### Problem
Everything from the first line of the data through the line with "minimum width=380bp] (sys)" is to be echoed exactly, minus the pictures.

>> Begin

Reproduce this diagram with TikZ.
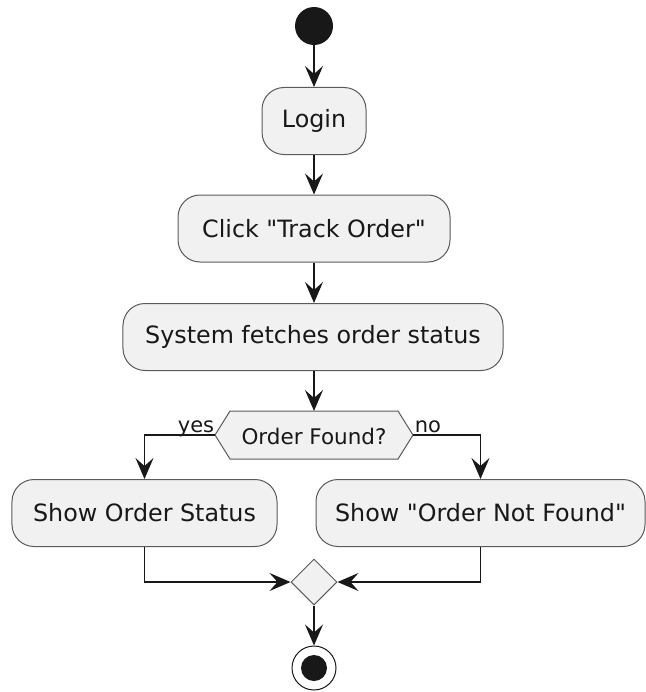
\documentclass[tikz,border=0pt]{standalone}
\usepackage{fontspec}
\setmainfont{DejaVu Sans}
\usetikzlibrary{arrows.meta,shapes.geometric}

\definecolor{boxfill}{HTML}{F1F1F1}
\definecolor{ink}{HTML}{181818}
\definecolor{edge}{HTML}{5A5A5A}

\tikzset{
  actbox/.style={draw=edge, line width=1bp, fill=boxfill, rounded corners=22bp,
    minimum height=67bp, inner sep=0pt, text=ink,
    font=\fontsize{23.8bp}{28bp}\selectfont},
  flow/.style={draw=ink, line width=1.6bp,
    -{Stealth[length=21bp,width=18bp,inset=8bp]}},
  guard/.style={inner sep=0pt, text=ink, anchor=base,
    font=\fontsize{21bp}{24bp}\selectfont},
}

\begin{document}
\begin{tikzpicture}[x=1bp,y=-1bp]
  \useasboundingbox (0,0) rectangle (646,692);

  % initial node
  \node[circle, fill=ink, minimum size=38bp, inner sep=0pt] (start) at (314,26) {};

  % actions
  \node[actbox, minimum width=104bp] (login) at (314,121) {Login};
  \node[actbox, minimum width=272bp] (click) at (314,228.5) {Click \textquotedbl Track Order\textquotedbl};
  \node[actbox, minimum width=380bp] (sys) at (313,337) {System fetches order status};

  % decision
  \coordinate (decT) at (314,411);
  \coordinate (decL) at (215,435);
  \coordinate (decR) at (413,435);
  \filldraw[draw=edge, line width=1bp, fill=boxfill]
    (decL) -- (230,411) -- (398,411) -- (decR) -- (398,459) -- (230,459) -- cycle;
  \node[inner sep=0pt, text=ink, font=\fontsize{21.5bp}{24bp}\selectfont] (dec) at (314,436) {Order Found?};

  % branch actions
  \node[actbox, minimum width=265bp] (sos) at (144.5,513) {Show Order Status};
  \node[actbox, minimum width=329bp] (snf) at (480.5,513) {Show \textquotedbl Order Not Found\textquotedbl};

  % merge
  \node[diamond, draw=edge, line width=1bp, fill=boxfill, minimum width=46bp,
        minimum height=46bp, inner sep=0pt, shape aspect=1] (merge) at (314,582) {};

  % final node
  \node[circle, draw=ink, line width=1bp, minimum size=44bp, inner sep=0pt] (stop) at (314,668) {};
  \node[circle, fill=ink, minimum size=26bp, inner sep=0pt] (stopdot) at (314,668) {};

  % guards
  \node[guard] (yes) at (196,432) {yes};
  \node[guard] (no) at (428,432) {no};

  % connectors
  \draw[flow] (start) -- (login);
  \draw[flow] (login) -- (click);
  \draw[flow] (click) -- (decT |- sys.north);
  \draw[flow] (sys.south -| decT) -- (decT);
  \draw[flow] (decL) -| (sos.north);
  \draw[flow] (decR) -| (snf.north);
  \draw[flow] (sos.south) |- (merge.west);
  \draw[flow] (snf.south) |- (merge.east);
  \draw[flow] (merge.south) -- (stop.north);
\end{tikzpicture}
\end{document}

>> End

### Solved exercise
Reproduce this diagram with TikZ.
\documentclass[tikz,border=0pt]{standalone}
\usepackage{fontspec}
\setmainfont{DejaVu Sans}
\usetikzlibrary{arrows.meta,shapes.geometric}

\definecolor{boxfill}{HTML}{F1F1F1}
\definecolor{ink}{HTML}{181818}
\definecolor{edge}{HTML}{5A5A5A}

\tikzset{
  actbox/.style={draw=edge, line width=1bp, fill=boxfill, rounded corners=22bp,
    minimum height=67bp, inner sep=0pt, text=ink,
    font=\fontsize{23.8bp}{28bp}\selectfont},
  flow/.style={draw=ink, line width=1.6bp,
    -{Stealth[length=21bp,width=18bp,inset=8bp]}},
  guard/.style={inner sep=0pt, text=ink, anchor=base,
    font=\fontsize{21bp}{24bp}\selectfont},
}

\begin{document}
\begin{tikzpicture}[x=1bp,y=-1bp]
  \useasboundingbox (0,0) rectangle (646,692);

  % initial node
  \node[circle, fill=ink, minimum size=38bp, inner sep=0pt] (start) at (314,26) {};

  % actions
  \node[actbox, minimum width=104bp] (login) at (314,121) {Login};
  \node[actbox, minimum width=272bp] (click) at (314,228.5) {Click \textquotedbl Track Order\textquotedbl};
  \node[actbox, minimum width=380bp] (sys) at (313,337) {System fetches order status};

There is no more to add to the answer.